WRITTEN TASK:
Quote the listing in full, exactly as given, minus any pictures.

DATASET EXTRACT:
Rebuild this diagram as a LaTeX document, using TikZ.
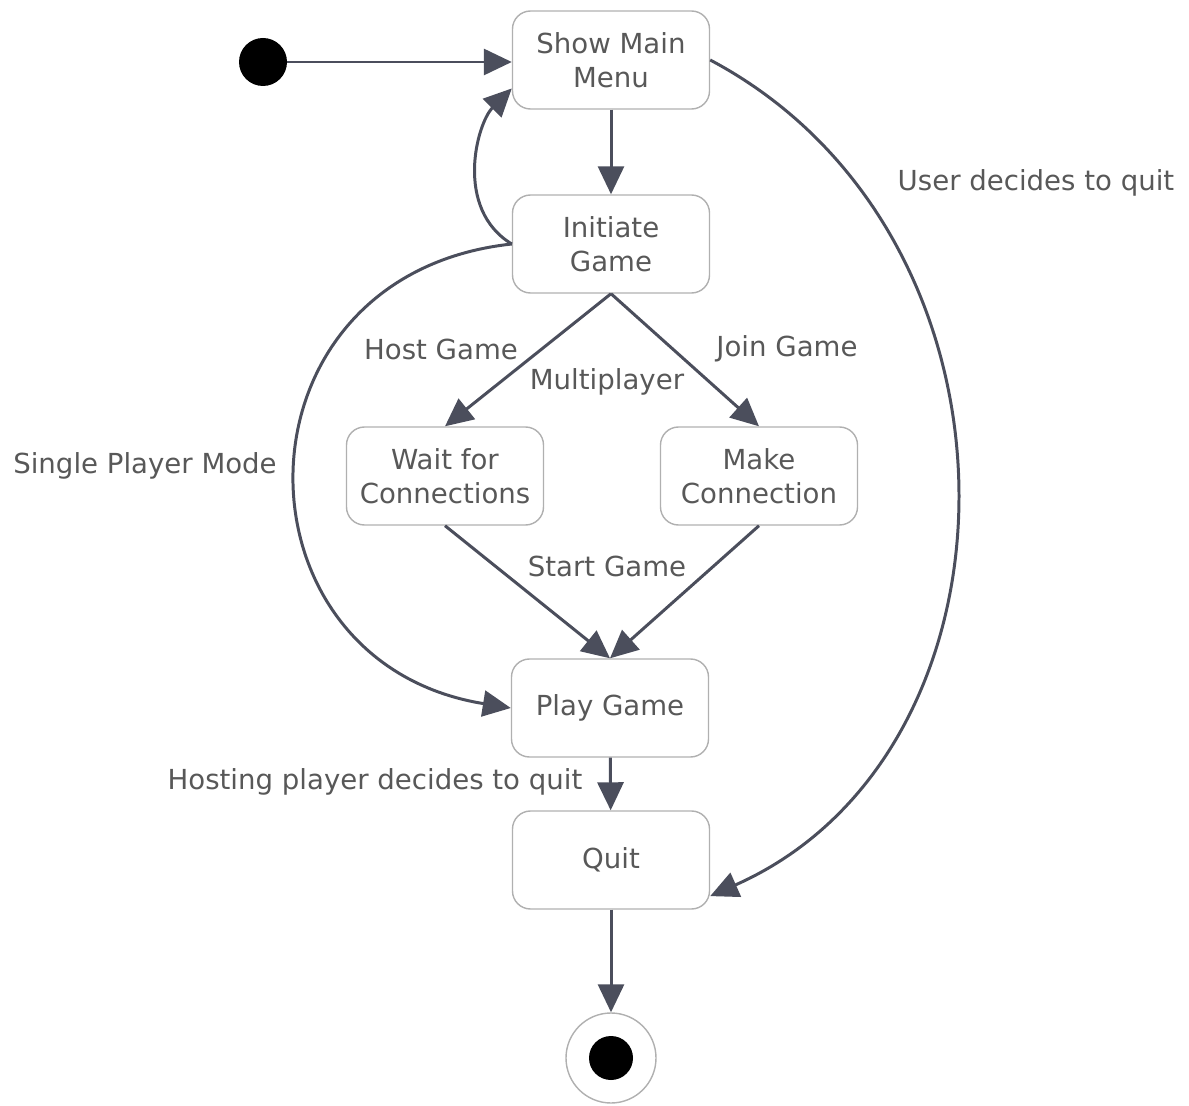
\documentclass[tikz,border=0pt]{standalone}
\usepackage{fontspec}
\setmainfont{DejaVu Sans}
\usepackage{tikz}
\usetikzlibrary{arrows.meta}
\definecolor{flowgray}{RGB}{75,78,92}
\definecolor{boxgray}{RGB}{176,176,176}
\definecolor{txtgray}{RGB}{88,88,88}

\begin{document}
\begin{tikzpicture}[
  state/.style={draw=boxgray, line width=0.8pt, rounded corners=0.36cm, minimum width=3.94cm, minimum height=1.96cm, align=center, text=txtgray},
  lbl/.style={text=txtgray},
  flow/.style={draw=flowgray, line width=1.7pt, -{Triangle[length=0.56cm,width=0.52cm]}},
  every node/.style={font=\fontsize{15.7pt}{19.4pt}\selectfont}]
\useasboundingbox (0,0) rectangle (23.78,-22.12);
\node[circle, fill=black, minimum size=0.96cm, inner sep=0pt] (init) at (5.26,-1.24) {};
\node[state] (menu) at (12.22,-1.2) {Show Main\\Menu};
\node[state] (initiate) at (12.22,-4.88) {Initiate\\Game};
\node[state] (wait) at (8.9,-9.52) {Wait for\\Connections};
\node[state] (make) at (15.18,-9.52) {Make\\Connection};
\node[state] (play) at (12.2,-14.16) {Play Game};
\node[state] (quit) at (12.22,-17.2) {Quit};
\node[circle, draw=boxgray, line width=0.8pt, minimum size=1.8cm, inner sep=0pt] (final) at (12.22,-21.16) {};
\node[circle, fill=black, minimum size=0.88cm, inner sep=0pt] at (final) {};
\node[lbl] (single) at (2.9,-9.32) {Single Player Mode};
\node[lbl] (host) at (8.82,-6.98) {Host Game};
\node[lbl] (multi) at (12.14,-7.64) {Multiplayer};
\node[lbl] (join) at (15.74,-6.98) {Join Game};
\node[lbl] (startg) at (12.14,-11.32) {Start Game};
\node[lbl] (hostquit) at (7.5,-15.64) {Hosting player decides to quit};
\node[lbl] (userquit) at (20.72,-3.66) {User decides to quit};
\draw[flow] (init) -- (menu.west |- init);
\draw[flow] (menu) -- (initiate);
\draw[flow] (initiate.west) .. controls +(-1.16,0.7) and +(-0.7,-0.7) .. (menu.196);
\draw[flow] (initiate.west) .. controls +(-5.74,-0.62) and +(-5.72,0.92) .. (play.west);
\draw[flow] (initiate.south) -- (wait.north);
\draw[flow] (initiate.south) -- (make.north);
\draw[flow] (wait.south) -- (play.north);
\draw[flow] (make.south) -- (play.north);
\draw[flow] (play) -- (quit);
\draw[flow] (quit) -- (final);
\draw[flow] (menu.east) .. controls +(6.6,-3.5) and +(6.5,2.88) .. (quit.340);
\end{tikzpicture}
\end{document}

EXERCISE SOLUTION:
Rebuild this diagram as a LaTeX document, using TikZ.
\documentclass[tikz,border=0pt]{standalone}
\usepackage{fontspec}
\setmainfont{DejaVu Sans}
\usepackage{tikz}
\usetikzlibrary{arrows.meta}
\definecolor{flowgray}{RGB}{75,78,92}
\definecolor{boxgray}{RGB}{176,176,176}
\definecolor{txtgray}{RGB}{88,88,88}

\begin{document}
\begin{tikzpicture}[
  state/.style={draw=boxgray, line width=0.8pt, rounded corners=0.36cm, minimum width=3.94cm, minimum height=1.96cm, align=center, text=txtgray},
  lbl/.style={text=txtgray},
  flow/.style={draw=flowgray, line width=1.7pt, -{Triangle[length=0.56cm,width=0.52cm]}},
  every node/.style={font=\fontsize{15.7pt}{19.4pt}\selectfont}]
\useasboundingbox (0,0) rectangle (23.78,-22.12);
\node[circle, fill=black, minimum size=0.96cm, inner sep=0pt] (init) at (5.26,-1.24) {};
\node[state] (menu) at (12.22,-1.2) {Show Main\\Menu};
\node[state] (initiate) at (12.22,-4.88) {Initiate\\Game};
\node[state] (wait) at (8.9,-9.52) {Wait for\\Connections};
\node[state] (make) at (15.18,-9.52) {Make\\Connection};
\node[state] (play) at (12.2,-14.16) {Play Game};
\node[state] (quit) at (12.22,-17.2) {Quit};
\node[circle, draw=boxgray, line width=0.8pt, minimum size=1.8cm, inner sep=0pt] (final) at (12.22,-21.16) {};
\node[circle, fill=black, minimum size=0.88cm, inner sep=0pt] at (final) {};
\node[lbl] (single) at (2.9,-9.32) {Single Player Mode};
\node[lbl] (host) at (8.82,-6.98) {Host Game};
\node[lbl] (multi) at (12.14,-7.64) {Multiplayer};
\node[lbl] (join) at (15.74,-6.98) {Join Game};
\node[lbl] (startg) at (12.14,-11.32) {Start Game};
\node[lbl] (hostquit) at (7.5,-15.64) {Hosting player decides to quit};
\node[lbl] (userquit) at (20.72,-3.66) {User decides to quit};
\draw[flow] (init) -- (menu.west |- init);
\draw[flow] (menu) -- (initiate);
\draw[flow] (initiate.west) .. controls +(-1.16,0.7) and +(-0.7,-0.7) .. (menu.196);
\draw[flow] (initiate.west) .. controls +(-5.74,-0.62) and +(-5.72,0.92) .. (play.west);
\draw[flow] (initiate.south) -- (wait.north);
\draw[flow] (initiate.south) -- (make.north);
\draw[flow] (wait.south) -- (play.north);
\draw[flow] (make.south) -- (play.north);
\draw[flow] (play) -- (quit);
\draw[flow] (quit) -- (final);
\draw[flow] (menu.east) .. controls +(6.6,-3.5) and +(6.5,2.88) .. (quit.340);
\end{tikzpicture}
\end{document}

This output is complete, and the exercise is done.